Using the YarnEmbedding
Class ¶
import torch
from zeta.nn import YarnEmbedding
# Create an instance of YarnEmbedding
yarn_embedding = YarnEmbedding(dim=256, max_position_embeddings=2048)
# Apply positional embeddings to an input tensor
input_tensor = torch.rand(16, 32, 256) # Example input tensor
output = yarn_embedding(input_tensor, seq_len=32)
Using the Helper Functions ¶
from zeta.nn import find_correction_dim, find_correction_range, linear_ramp_mask, get_mscale
import torch
# Calculate correction dimension
correction_dim = find_correction_dim(num_rotations=8, dim=256, base=10000, max_position_embeddings=2048)
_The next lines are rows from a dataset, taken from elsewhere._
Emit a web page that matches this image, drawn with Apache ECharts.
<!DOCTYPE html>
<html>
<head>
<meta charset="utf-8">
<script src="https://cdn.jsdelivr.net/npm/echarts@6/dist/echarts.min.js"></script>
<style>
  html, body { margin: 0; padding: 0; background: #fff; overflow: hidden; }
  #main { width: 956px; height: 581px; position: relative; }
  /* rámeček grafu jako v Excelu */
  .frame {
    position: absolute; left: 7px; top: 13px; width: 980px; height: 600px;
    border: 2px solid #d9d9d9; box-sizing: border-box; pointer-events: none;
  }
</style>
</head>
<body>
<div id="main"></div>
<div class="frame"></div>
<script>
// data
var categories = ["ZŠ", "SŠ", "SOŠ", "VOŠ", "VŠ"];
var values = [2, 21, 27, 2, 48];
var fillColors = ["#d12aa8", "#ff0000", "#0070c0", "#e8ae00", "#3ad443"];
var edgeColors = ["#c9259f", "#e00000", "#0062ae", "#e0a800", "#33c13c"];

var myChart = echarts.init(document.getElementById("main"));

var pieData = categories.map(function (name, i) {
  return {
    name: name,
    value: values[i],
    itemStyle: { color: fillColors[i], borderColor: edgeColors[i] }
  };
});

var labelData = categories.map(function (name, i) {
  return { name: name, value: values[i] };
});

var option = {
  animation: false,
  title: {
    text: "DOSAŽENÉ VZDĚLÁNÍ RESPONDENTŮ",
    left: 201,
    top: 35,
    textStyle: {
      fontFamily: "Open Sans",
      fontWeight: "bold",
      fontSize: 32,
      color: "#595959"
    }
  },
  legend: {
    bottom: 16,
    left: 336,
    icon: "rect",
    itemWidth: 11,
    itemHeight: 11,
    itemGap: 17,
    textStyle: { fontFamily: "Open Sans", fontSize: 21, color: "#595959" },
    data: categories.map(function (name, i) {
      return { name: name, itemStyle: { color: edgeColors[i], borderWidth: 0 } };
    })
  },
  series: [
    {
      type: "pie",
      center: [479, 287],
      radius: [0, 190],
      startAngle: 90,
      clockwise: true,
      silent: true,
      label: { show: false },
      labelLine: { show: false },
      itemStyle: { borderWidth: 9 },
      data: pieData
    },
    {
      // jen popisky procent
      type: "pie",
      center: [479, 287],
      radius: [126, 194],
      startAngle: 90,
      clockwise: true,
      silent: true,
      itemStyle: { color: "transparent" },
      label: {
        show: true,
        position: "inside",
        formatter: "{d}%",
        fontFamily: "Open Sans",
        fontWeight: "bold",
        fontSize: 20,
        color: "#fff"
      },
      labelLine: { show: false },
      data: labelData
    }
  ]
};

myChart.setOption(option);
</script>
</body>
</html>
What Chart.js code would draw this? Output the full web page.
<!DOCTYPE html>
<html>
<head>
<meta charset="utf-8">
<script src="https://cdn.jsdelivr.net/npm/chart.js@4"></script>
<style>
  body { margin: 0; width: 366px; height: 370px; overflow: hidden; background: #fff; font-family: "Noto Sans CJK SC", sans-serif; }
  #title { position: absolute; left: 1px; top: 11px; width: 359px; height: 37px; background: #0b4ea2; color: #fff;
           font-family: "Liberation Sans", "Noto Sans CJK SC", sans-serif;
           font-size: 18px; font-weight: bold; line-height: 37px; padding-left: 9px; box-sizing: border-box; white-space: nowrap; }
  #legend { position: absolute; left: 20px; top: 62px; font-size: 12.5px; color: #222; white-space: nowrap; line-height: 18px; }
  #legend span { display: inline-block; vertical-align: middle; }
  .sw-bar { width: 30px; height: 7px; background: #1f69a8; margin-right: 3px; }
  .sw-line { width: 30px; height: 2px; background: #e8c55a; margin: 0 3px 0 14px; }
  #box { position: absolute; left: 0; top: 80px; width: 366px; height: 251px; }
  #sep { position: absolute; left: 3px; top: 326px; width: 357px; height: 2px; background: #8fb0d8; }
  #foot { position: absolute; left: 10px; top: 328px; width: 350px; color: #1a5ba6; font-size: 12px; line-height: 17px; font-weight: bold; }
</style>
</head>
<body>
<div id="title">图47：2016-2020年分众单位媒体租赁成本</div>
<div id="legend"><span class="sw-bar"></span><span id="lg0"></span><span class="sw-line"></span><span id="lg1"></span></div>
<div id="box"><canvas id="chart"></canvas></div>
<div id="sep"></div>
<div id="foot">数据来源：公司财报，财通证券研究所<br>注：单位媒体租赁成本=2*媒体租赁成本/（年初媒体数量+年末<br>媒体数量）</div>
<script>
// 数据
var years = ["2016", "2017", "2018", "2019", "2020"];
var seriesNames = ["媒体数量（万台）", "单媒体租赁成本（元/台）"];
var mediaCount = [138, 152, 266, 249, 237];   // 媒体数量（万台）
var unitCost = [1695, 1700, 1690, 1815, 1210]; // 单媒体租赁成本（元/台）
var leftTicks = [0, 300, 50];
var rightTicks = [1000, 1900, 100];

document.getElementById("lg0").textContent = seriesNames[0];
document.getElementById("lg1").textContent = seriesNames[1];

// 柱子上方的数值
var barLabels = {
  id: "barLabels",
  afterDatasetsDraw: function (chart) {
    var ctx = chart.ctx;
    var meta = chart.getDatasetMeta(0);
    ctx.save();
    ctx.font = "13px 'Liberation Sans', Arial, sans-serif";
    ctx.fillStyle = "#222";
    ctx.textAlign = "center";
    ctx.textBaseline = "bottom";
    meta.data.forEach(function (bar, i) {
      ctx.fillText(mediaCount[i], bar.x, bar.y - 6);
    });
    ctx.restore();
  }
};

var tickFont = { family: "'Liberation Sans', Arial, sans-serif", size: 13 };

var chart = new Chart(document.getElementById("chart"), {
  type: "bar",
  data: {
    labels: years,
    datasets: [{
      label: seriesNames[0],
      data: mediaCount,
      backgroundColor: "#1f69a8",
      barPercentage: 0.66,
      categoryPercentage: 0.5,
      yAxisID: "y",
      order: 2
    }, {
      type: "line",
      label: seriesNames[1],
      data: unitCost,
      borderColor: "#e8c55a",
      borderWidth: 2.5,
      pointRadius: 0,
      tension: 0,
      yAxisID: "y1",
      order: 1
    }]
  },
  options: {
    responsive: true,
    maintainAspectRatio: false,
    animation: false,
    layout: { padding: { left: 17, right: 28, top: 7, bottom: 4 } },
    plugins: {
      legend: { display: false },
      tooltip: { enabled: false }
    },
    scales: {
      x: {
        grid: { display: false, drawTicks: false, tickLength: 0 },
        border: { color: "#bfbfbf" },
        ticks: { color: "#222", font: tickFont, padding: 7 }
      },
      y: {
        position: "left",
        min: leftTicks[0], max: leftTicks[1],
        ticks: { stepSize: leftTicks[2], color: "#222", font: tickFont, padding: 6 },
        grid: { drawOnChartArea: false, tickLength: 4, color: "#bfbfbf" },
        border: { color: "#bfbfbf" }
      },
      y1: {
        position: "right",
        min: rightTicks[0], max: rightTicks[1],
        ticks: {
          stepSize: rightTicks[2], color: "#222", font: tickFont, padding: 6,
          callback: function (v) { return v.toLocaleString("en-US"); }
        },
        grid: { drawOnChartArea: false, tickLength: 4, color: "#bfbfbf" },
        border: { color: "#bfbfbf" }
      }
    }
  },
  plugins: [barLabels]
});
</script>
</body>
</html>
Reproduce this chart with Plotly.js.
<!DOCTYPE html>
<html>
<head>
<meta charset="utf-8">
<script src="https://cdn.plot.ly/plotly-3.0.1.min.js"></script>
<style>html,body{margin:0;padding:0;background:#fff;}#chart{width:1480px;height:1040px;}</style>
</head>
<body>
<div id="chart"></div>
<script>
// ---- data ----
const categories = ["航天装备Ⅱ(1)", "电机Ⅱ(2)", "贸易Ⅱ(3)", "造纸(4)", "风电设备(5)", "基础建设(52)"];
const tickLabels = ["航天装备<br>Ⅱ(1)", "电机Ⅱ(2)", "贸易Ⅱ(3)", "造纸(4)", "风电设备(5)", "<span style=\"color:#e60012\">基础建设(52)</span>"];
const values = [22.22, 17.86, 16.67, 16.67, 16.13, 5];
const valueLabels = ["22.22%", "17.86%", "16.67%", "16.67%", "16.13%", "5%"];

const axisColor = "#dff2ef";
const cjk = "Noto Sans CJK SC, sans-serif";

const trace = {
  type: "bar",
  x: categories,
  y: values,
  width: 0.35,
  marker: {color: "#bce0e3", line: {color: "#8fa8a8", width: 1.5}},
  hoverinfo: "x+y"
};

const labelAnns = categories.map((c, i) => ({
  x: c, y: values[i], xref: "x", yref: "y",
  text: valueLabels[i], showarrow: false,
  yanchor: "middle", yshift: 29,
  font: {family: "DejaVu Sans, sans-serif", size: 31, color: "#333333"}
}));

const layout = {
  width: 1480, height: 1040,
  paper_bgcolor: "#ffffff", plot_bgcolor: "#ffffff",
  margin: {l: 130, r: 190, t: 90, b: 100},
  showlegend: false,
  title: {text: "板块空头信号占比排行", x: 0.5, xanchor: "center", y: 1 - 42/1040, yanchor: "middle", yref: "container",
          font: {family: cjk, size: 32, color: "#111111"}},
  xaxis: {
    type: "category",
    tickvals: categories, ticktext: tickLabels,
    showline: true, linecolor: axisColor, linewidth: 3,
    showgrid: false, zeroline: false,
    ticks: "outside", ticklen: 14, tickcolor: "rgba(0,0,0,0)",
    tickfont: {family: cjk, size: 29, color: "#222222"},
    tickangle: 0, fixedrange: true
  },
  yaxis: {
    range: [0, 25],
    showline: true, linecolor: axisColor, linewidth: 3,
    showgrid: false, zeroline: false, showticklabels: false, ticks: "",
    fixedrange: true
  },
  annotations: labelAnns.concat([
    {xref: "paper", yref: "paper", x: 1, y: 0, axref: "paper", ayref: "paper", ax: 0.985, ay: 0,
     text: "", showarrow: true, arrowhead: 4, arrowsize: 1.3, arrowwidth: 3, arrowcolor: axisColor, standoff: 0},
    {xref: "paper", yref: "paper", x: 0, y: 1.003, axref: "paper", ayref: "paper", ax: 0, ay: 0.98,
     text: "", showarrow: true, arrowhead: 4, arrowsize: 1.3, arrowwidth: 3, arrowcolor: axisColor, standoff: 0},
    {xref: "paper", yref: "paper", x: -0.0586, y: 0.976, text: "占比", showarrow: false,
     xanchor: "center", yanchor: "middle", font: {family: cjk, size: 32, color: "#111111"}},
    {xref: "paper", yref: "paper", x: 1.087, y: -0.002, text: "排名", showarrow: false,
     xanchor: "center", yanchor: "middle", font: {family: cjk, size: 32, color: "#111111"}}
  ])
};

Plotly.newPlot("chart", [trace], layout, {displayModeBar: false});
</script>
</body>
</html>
# Calculate correction range
low
, high = find_correction_range(low_rot=16, high_rot=32, dim=256, base=10000, max_position_embeddings=2048)
# Generate linear ramp mask
ramp_mask = linear_ramp_mask(min=0.2, max=0.8, dim=128)
# Calculate mscale
mscale = get_mscale(scale=2.0)
6. Additional Information ¶
Positional Embeddings in Transformers ¶
Positional embeddings play a crucial role in transformer architectures, allowing models to capture the sequential order of data. These embeddings are especially important for tasks involving sequences, such as natural language processing (NLP) and time series analysis.
7. References ¶
For further information on positional embeddings and transformers, you can refer to the following resources:
-
Attention Is All You Need (Transformer) - The original transformer paper.
-
PyTorch Documentation - Official PyTorch documentation for related concepts and functions.
This documentation provides a comprehensive overview of the Zeta library's YarnEmbedding
class and related functions. It aims to help you understand the purpose, functionality, and usage of these components for advanced positional embeddings in your deep learning projects.